Transport Industry Overview
11, 01. 2004
Yamato Transport, Nippon Express and Sagawa Express Engaged in Fierce Competition over Door-to-door Parcel Delivery Services
The domestic volume of cargo transported in Japan has been declining since around FY1997. In FY2001, it fell 3.3 percent as compared with the previous year, dropping again in FY2002 by 4.3 percent from the year before. It is thought that there was negative growth in FY2003 as well. As a reflection of such circumstances, the overall land transport industry in Japan has been forced to post sluggish growth.
The exception, however, is door-to-door parcel delivery services. In it consolidated financial results for the first half of the fiscal year ending March 31, 2005 (six months ending September 30, 2004), Yamato Transport Co., Ltd., which is the industry leader in the number of parcels handled as well as in net sales, posted a year-on-year growth of 6.1 percent in net sales. Net income was also roughly 2.6 times that of the same period the previous year. The favorable financial results were brought about by healthy growth in its core service, with the number of parcels handled increasing by 5 percent from the same period last year. Kuroneko Mail, a delivery service for documents, product catalogues, etc., also increased by a large margin.
Antagonism between Japan Post and Yamato Transport
Japan Post (the state-owned operator of postal services and financial services), is trying to break into the aforementioned battle for parcel delivery services that is taking place between three companies. In September 2004, the Japanese Cabinet endorsed a basic policy to privatize Japan Post in April 2007 by creating four separate companies under a holding company. In preparation of its privatization, Japan Post is aiming to expand its operations in a variety of fields. In June 2004, it launched a tie-in with two convenience store chains for the handling of its Yu-Pack parcel delivery services, which competes against Yamato Transport's delivery services. Furthermore, Lawson, Inc., a major convenience store franchise, announced in August 2004 that it would also begin handling Yu-Pack services. Yamato Transport objected to this move by Japan Post saying that it would place a squeeze on private-sector companies. It filed a complaint against Japan Post to the Tokyo District Cour, and it has sparked a debate on the nature of the privatization of the government-backed entity.

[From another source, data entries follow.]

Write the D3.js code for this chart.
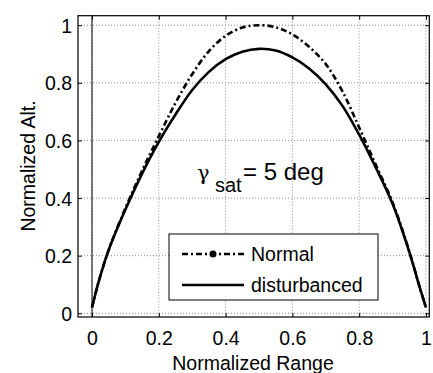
<!DOCTYPE html>
<html>
<head>
<meta charset="utf-8">
<script src="https://cdn.jsdelivr.net/npm/d3@7"></script>
<style>
    body { margin: 0; background: #fff; }
    text { font-family: "Liberation Sans", Arial, sans-serif; fill: #000; }
</style>
</head>
<body>
<div id="graph"></div>
<script>
// values
const rangeX = [0, 0.02, 0.05, 0.1, 0.15, 0.2, 0.25, 0.3, 0.35, 0.4, 0.45, 0.5,
    0.55, 0.6, 0.65, 0.7, 0.75, 0.8, 0.85, 0.9, 0.95, 0.98, 1];
const altNormal = [0.02, 0.11, 0.22, 0.365, 0.495, 0.615, 0.73, 0.83, 0.91, 0.963, 0.992, 1.0,
    0.993, 0.968, 0.925, 0.865, 0.77, 0.645, 0.515, 0.385, 0.215, 0.095, 0.02];
const altDisturbed = [0.02, 0.11, 0.22, 0.36, 0.485, 0.595, 0.69, 0.775, 0.838, 0.882, 0.908, 0.918,
    0.912, 0.888, 0.85, 0.795, 0.72, 0.62, 0.505, 0.38, 0.213, 0.095, 0.02];
const xTicks = [0, 0.2, 0.4, 0.6, 0.8, 1];
const yTicks = [0, 0.2, 0.4, 0.6, 0.8, 1];
const legendLabels = ["Normal", "disturbanced"];

const width = 433;
const height = 373;
const box = {left: 78, right: 429.3, top: 15.7, bottom: 317};

const xScale = d3.scaleLinear()
    .domain([-0.042, 1.01])
    .range([box.left, box.right]);

const yScale = d3.scaleLinear()
    .domain([-0.013, 1.033])
    .range([box.bottom, box.top]);

const svg = d3.select("#graph")
    .append("svg")
    .attr("width", width)
    .attr("height", height);

// grid
svg.append("g")
    .selectAll("line")
    .data(xTicks)
    .join("line")
    .attr("x1", d => xScale(d))
    .attr("x2", d => xScale(d))
    .attr("y1", box.top)
    .attr("y2", box.bottom)
    .attr("stroke", "#8c8c8c")
    .attr("stroke-dasharray", "1,2");

svg.append("g")
    .selectAll("line")
    .data(yTicks)
    .join("line")
    .attr("x1", box.left)
    .attr("x2", box.right)
    .attr("y1", d => yScale(d))
    .attr("y2", d => yScale(d))
    .attr("stroke", "#8c8c8c")
    .attr("stroke-dasharray", "1,2");

// solid line at x = 0
svg.append("line")
    .attr("x1", xScale(0))
    .attr("x2", xScale(0))
    .attr("y1", box.top)
    .attr("y2", box.bottom)
    .attr("stroke", "#000")
    .attr("stroke-width", 1);

// axes, ticks inward on all sides
const tickLen = 4;
svg.append("g")
    .attr("transform", `translate(0, ${box.bottom})`)
    .call(d3.axisBottom(xScale).tickValues(xTicks).tickSizeInner(-tickLen).tickSizeOuter(0).tickFormat(d3.format("")))
    .call(g => g.select(".domain").remove())
    .call(g => g.selectAll("text").attr("font-size", "19.5px").attr("y", 14).attr("dy", "0.71em"));

svg.append("g")
    .attr("transform", `translate(0, ${box.top})`)
    .call(d3.axisTop(xScale).tickValues(xTicks).tickSizeInner(-tickLen).tickSizeOuter(0).tickFormat(""))
    .call(g => g.select(".domain").remove());

svg.append("g")
    .attr("transform", `translate(${box.left}, 0)`)
    .call(d3.axisLeft(yScale).tickValues(yTicks).tickSizeInner(-tickLen).tickSizeOuter(0).tickFormat(d3.format("")))
    .call(g => g.select(".domain").remove())
    .call(g => g.selectAll("text").attr("font-size", "19.5px").attr("x", -6).attr("dy", "0.36em"));

svg.append("g")
    .attr("transform", `translate(${box.right}, 0)`)
    .call(d3.axisRight(yScale).tickValues(yTicks).tickSizeInner(-tickLen).tickSizeOuter(0).tickFormat(""))
    .call(g => g.select(".domain").remove());

svg.selectAll(".tick line").attr("stroke", "#000");
svg.selectAll(".tick text").attr("fill", "#000").attr("font-family", "Liberation Sans, Arial, sans-serif");

svg.append("rect")
    .attr("x", box.left)
    .attr("y", box.top)
    .attr("width", box.right - box.left)
    .attr("height", box.bottom - box.top)
    .attr("fill", "none")
    .attr("stroke", "#000")
    .attr("stroke-width", 1.2);

// curves
const line = d3.line()
    .x(d => xScale(d[0]))
    .y(d => yScale(d[1]))
    .curve(d3.curveCatmullRom.alpha(0.5));

svg.append("path")
    .datum(d3.zip(rangeX, altDisturbed))
    .attr("fill", "none")
    .attr("stroke", "#000")
    .attr("stroke-width", 2.6)
    .attr("d", line);

svg.append("path")
    .datum(d3.zip(rangeX, altNormal))
    .attr("fill", "none")
    .attr("stroke", "#000")
    .attr("stroke-width", 2.6)
    .attr("stroke-dasharray", "6,3,2,3")
    .attr("d", line);

// annotation
const note = svg.append("text")
    .attr("y", 180);
note.append("tspan")
    .attr("x", 197)
    .attr("font-family", "DejaVu Serif, serif")
    .attr("font-size", "21px")
    .text("γ");
note.append("tspan")
    .attr("x", 215)
    .attr("y", 192)
    .attr("font-size", "20px")
    .text("sat");
note.append("tspan")
    .attr("x", 243)
    .attr("y", 180)
    .attr("font-size", "24px")
    .text("= 5 deg");

// legend
const legend = svg.append("g");
legend.append("rect")
    .attr("x", 169)
    .attr("y", 234)
    .attr("width", 209)
    .attr("height", 66)
    .attr("fill", "#fff")
    .attr("stroke", "#000");

const rowY = [254, 285];
legend.append("line")
    .attr("x1", 182).attr("x2", 244)
    .attr("y1", rowY[0]).attr("y2", rowY[0])
    .attr("stroke", "#000")
    .attr("stroke-width", 2.6)
    .attr("stroke-dasharray", "6,3,2,3");
legend.append("circle")
    .attr("cx", 213)
    .attr("cy", rowY[0])
    .attr("r", 3.5)
    .attr("fill", "#000");
legend.append("line")
    .attr("x1", 182).attr("x2", 244)
    .attr("y1", rowY[1]).attr("y2", rowY[1])
    .attr("stroke", "#000")
    .attr("stroke-width", 2.6);

legend.selectAll("text.lab")
    .data(legendLabels)
    .join("text")
    .attr("class", "lab")
    .attr("x", 251)
    .attr("y", (d, i) => rowY[i])
    .attr("dy", "0.36em")
    .attr("font-size", "19.5px")
    .text(d => d);

// axis labels
svg.append("text")
    .attr("x", 253)
    .attr("y", 370)
    .attr("text-anchor", "middle")
    .attr("font-size", "19.5px")
    .text("Normalized Range");

svg.append("text")
    .attr("x", -166)
    .attr("y", 35)
    .attr("text-anchor", "middle")
    .attr("transform", "rotate(-90)")
    .attr("font-size", "19.5px")
    .text("Normalized Alt.");
</script>
</body>
</html>
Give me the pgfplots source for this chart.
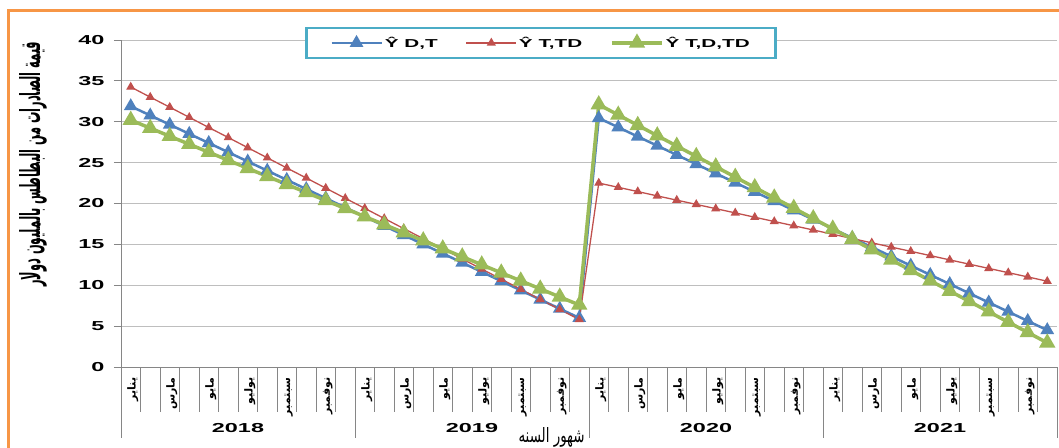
\documentclass[border=0pt]{standalone}
\usepackage{fontspec}
\setmainfont{Liberation Sans}
\newfontfamily\widefont[FakeStretch=1.8]{Liberation Sans}
\newfontfamily\arabicfont[Script=Arabic]{DejaVu Sans}
\usepackage{pgfplots}
\usepackage{pgfplotstable}
\pgfplotsset{compat=1.18}
\TeXXeTstate=1
\newcommand\ar[1]{{\arabicfont\bfseries\beginR #1\endR}}
\definecolor{cblue}{RGB}{79,129,189}
\definecolor{cred}{RGB}{192,80,77}
\definecolor{cgreen}{RGB}{155,187,89}
\definecolor{corange}{RGB}{247,150,70}
\definecolor{clegend}{RGB}{75,172,198}
\definecolor{caxis}{RGB}{134,134,134}
\definecolor{cgrid}{RGB}{190,190,190}

\pgfplotstableread{
k blue red green
0 31.90 34.25 30.20
1 30.77 33.01 29.22
2 29.65 31.78 28.23
3 28.52 30.54 27.25
4 27.40 29.30 26.27
5 26.27 28.07 25.29
6 25.14 26.83 24.30
7 24.02 25.59 23.32
8 22.89 24.35 22.34
9 21.77 23.12 21.35
10 20.64 21.88 20.37
11 19.51 20.64 19.39
12 18.39 19.41 18.40
13 17.26 18.17 17.42
14 16.14 16.93 16.44
15 15.01 15.70 15.46
16 13.88 14.46 14.47
17 12.76 13.22 13.49
18 11.63 11.98 12.51
19 10.51 10.75 11.52
20 9.38 9.51 10.54
21 8.25 8.27 9.56
22 7.13 7.04 8.57
23 6.00 5.80 7.59
24 30.45 22.50 32.10
25 29.32 21.98 30.83
26 28.19 21.46 29.57
27 27.07 20.93 28.30
28 25.94 20.41 27.03
29 24.81 19.89 25.77
30 23.68 19.37 24.50
31 22.55 18.85 23.23
32 21.43 18.32 21.96
33 20.30 17.80 20.70
34 19.17 17.28 19.43
35 18.04 16.76 18.16
36 16.91 16.24 16.90
37 15.79 15.71 15.63
38 14.66 15.19 14.36
39 13.53 14.67 13.10
40 12.40 14.15 11.83
41 11.27 13.63 10.56
42 10.15 13.10 9.29
43 9.02 12.58 8.03
44 7.89 12.06 6.76
45 6.76 11.54 5.49
46 5.63 11.02 4.23
47 4.51 10.49 2.96
}\data

\begin{document}
\begin{tikzpicture}
\useasboundingbox (0,0) rectangle (1059pt,447pt);
\fill[white] (0,0) rectangle (1059pt,447pt);
\draw[corange, line width=3pt] (8pt,-10pt) rectangle (1075pt,436pt);
\begin{axis}[
  at={(121pt,80pt)}, anchor=south west,
  scale only axis, width=936pt, height=327pt,
  xmin=-0.5, xmax=47.5, ymin=0, ymax=40,
  clip=false,
  axis lines*=left,
  axis line style={caxis, line width=0.8pt},
  ytick={0,5,...,40},
  ymajorgrids, grid style={cgrid, line width=0.8pt},
  tick align=outside, major tick length=7pt,
  ytick style={caxis, line width=0.8pt},
  x tick style={draw=none},
  /pgf/number format/assume math mode=true,
  yticklabel style={font=\widefont\bfseries\fontsize{13}{13}\selectfont, xshift=-6pt},
  xtick={0,2,...,46},
  xticklabels={\ar{يناير},\ar{مارس},\ar{مايو},\ar{يوليو},\ar{سبتمبر},\ar{نوفمبر},
               \ar{يناير},\ar{مارس},\ar{مايو},\ar{يوليو},\ar{سبتمبر},\ar{نوفمبر},
               \ar{يناير},\ar{مارس},\ar{مايو},\ar{يوليو},\ar{سبتمبر},\ar{نوفمبر},
               \ar{يناير},\ar{مارس},\ar{مايو},\ar{يوليو},\ar{سبتمبر},\ar{نوفمبر}},
  xticklabel style={rotate=90, anchor=east, font=\fontsize{11}{11}\selectfont, yshift=-2pt},
  ylabel={\resizebox{245pt}{21pt}{\arabicfont\bfseries\beginR قيمة الصادرات من البطاطس بالمليون دولار\endR}},
  every axis y label/.style={at={(rel axis cs:-0.094,0.62)}, rotate=90, anchor=center},
  xlabel={\resizebox{66pt}{15pt}{\arabicfont\beginR شهور السنه\endR}},
  every axis x label/.style={at={(rel axis cs:0.46,0)}, yshift=-70pt, anchor=center},
  legend columns=3,
  legend style={at={(rel axis cs:0.4487,0.991)}, anchor=center, draw=clegend, line width=2.5pt,
    fill=white, font=\widefont\bfseries\fontsize{11.5}{11.5}\selectfont,
    inner xsep=24pt, inner ysep=7pt,
    /tikz/every even column/.append style={column sep=26pt}},
  legend image code/.code={\draw[mark repeat=2,mark phase=2,#1] plot coordinates {(0pt,0pt) (25pt,0pt) (50pt,0pt)};},
]
\addplot[cblue, line width=2.5pt, mark=triangle*, mark size=5.5pt, mark options={solid, fill=cblue}] table[x=k, y=blue] {\data};
\addlegendentry{Ŷ D,T}
\addplot[cred, line width=1.3pt, mark=triangle*, mark size=4pt, mark options={solid, fill=cred}] table[x=k, y=red] {\data};
\addlegendentry{Ŷ T,TD}
\addplot[cgreen, line width=3.5pt, mark=triangle*, mark size=6pt, mark options={solid, fill=cgreen}] table[x=k, y=green] {\data};
\addlegendentry{Ŷ T,D,TD}
\pgfplotsinvokeforeach{-0.5,0.5,...,47.5}{\draw[caxis, line width=0.8pt] (axis cs:#1,0) -- ++(0pt,-45pt);}
\pgfplotsinvokeforeach{-0.5,11.5,23.5,35.5,47.5}{\draw[caxis, line width=0.8pt] (axis cs:#1,0) -- ++(0pt,-71pt);}
\node[font=\widefont\bfseries\fontsize{13}{13}\selectfont] at (axis cs:5.5,0) [yshift=-61pt] {2018};
\node[font=\widefont\bfseries\fontsize{13}{13}\selectfont] at (axis cs:17.5,0) [yshift=-61pt] {2019};
\node[font=\widefont\bfseries\fontsize{13}{13}\selectfont] at (axis cs:29.5,0) [yshift=-61pt] {2020};
\node[font=\widefont\bfseries\fontsize{13}{13}\selectfont] at (axis cs:41.5,0) [yshift=-61pt] {2021};
\end{axis}
\end{tikzpicture}
\end{document}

Ticket machines of JR Shinjuku Station
Net sales have also been sluggish, and there are many companies that are experiencing low profits. The Japan Railways (JR), in contrast, is doing well in terms of profits. The consolidated financial results for each of the three JR companies in Honshu (the main island of Japan) - namely East Japan Railway Company (JR East), Central Japan Railway Company (JR Tokai) and West Japan Railway Company (JR West) - all showed record current income in FY2003 through a reduction of labor costs and decreased interest rate burdens.
In the 1980s, Major Transport Companies All Launched Door-to-door Parcel Delivery Services
It was in January 1976 that Yamato Transport began services to deliver parcels door-to-door to homes and company offices. Up to then, it had been very inconvenient for individuals to send parcels. The only available methods were to send such items by parcel post or to use a system called "Check" that utilized railways. This meant that people had to go to post offices or train stations to send parcels. The new door-to-door service launched by Yamato Transport was named Takkyubin (literal translation: express home delivery), and use of the service grew rapidly after it started. By FY1983, the number of parcels handled by Yamato Transport exceeded 100 million. Major transport companies all launched similar services in the 1980s, making it a growth sector in a stagnating industry.
The road that led to the growth of Yamato Transport's Takkyubin service was not an easy one. In order to expand its service area, Yamato Transport filed a license application for new routes with the Ministry of Transport (the current Ministry of Land, Infrastructure and Transport) in the early '80s. However, it was neither turned down nor granted and was left untouched for several years. The company suffered the passive obstruction of the Ministry of Transport. It was not until the 1990s when deregulation became the catchword that barriers to market entry disappeared.
It was in April 1987 that the ailing JNR, which was in a critical state because of massive debts, was split-up and privatized resulting in the birth of six regional railway companies (Hokkaido, East Japan, Tokai, West Japan, Shikoku and Kyushu) and a freight railway company. While the government-owned JNR was debt ridden and passenger fares were raised almost every year, after privatization fares have not been raised much by JR East, JR Tokai and JR West, and they have erased their chronic deficits. Strikes, which were frequent during the JNR age, are now virtually unknown.